• [TASK DESCRIPTION]
Set out every line bearing the string "matplotlib".

• [DATA PROVIDED]
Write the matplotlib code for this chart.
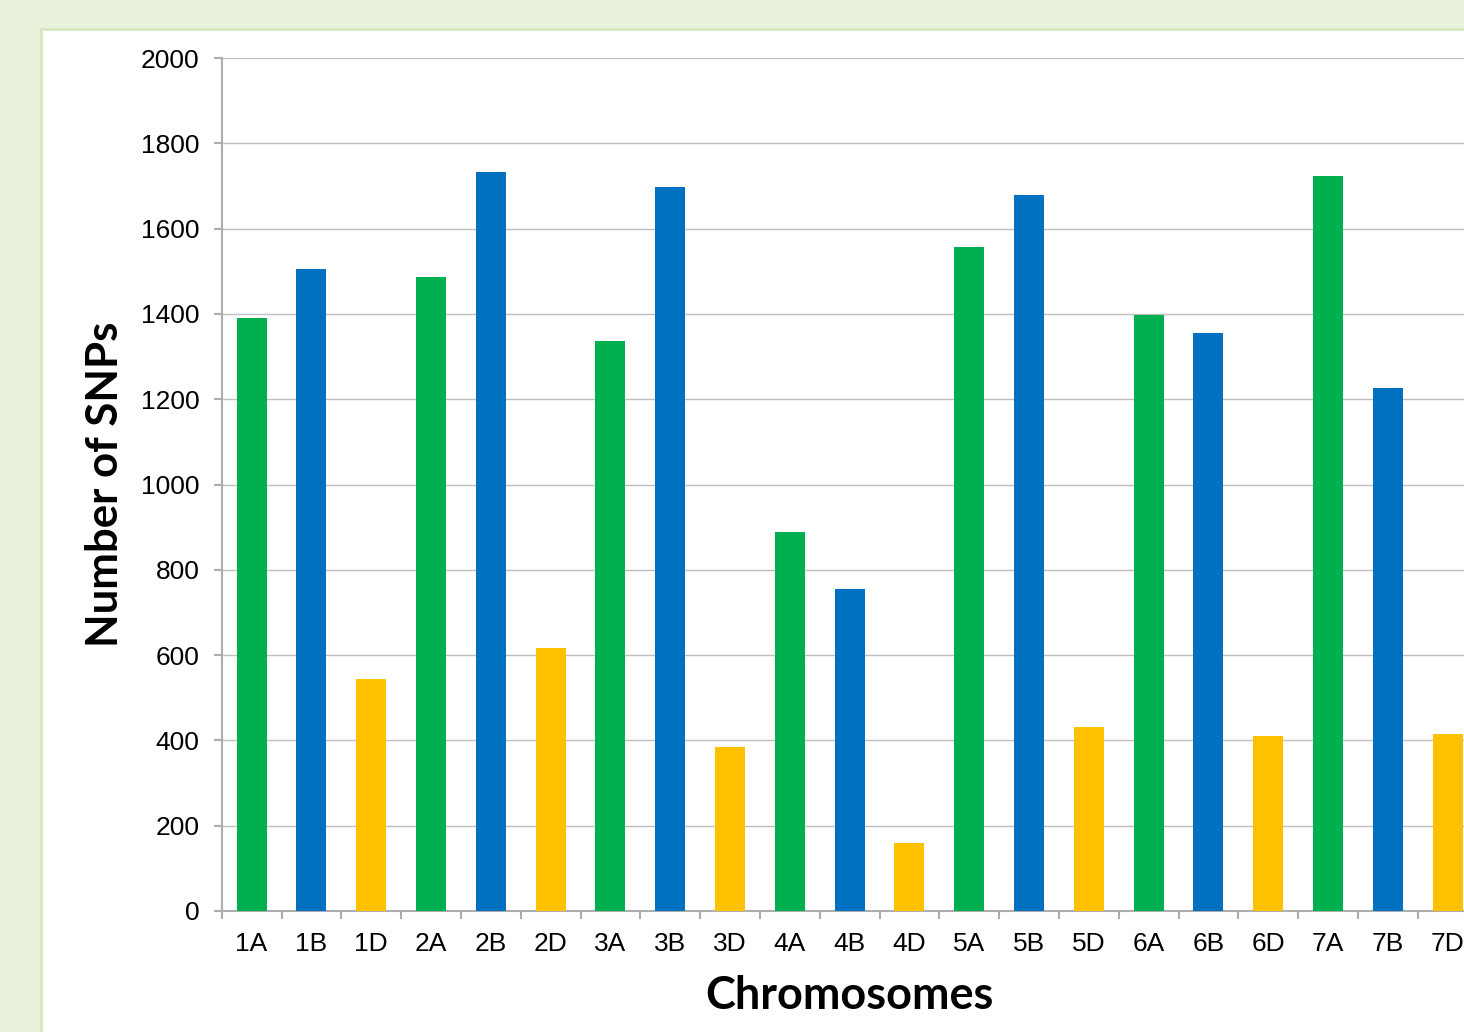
import matplotlib
matplotlib.use("Agg")
import matplotlib.pyplot as plt
from matplotlib.patches import Rectangle
from matplotlib.ticker import FixedLocator

categories = ["1A", "1B", "1D", "2A", "2B", "2D", "3A", "3B", "3D",
              "4A", "4B", "4D", "5A", "5B", "5D", "6A", "6B", "6D",
              "7A", "7B", "7D"]
snp_counts = [1390, 1505, 544, 1486, 1733, 617, 1336, 1697, 385,
              889, 755, 159, 1557, 1679, 431, 1397, 1355, 410,
              1723, 1226, 415]
genome_colors = {"A": "#00B050", "B": "#0070C0", "D": "#FFC000"}
y_ticks = [0, 200, 400, 600, 800, 1000, 1200, 1400, 1600, 1800, 2000]

W, H = 1464, 1032
fig = plt.figure(figsize=(W / 100, H / 100), dpi=100)
fig.patch.set_facecolor("#E9F2DB")

# white panel
panel = Rectangle((40.5 / W, -0.01), 1.1, 1 - 29 / H + 0.01,
                  transform=fig.transFigure, facecolor="white",
                  edgecolor="#D5E8BF", linewidth=2, zorder=-5)
fig.patches.append(panel)

left = 221.7 / W
right = (221.7 + 21 * 59.8) / W
bottom = 1 - 911 / H
top = 1 - 58 / H
ax = fig.add_axes([left, bottom, right - left, top - bottom])
ax.set_zorder(2)
ax.set_facecolor("none")

x = list(range(len(categories)))
colors = [genome_colors[c[-1]] for c in categories]
ax.bar(x, snp_counts, width=0.5, color=colors, zorder=3)

ax.set_xlim(-0.5, len(categories) - 0.5)
ax.set_ylim(0, 2000)
ax.set_yticks(y_ticks)
ax.set_yticklabels([str(v) for v in y_ticks])
ax.set_xticks(x)
ax.set_xticklabels(categories)
ax.xaxis.set_minor_locator(FixedLocator([i - 0.5 for i in range(len(categories) + 1)]))

ax.yaxis.grid(True, color="#BFBFBF", linewidth=1.0, zorder=0)
ax.set_axisbelow(True)
for s in ["top", "right"]:
    ax.spines[s].set_visible(False)
for s in ["left", "bottom"]:
    ax.spines[s].set_color("#ADADAD")
    ax.spines[s].set_linewidth(1.5)

ax.tick_params(axis="y", which="major", length=6, width=1.5, color="#ADADAD",
               pad=10, labelsize=19)
ax.tick_params(axis="x", which="major", length=0, pad=15, labelsize=19)
ax.tick_params(axis="x", which="minor", length=6, width=1.5, color="#ADADAD")
for lab in ax.get_xticklabels() + ax.get_yticklabels():
    lab.set_fontfamily("Liberation Sans")
    lab.set_color("black")

fig.text(105 / W, 1 - 484 / H, "Number of SNPs", rotation=90,
         ha="center", va="center", fontsize=31.5, fontweight="bold",
         family="Lato")
fig.text(849 / W, 1 - 996 / H, "Chromosomes", ha="center", va="center",
         fontsize=32.4, fontweight="bold", family="Lato")

fig.savefig("out.png", dpi=100, facecolor=fig.get_facecolor())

• [RESULT OF THIS EXERCISE]
Write the matplotlib code for this chart.
import matplotlib
matplotlib.use("Agg")
import matplotlib.pyplot as plt
from matplotlib.patches import Rectangle
from matplotlib.ticker import FixedLocator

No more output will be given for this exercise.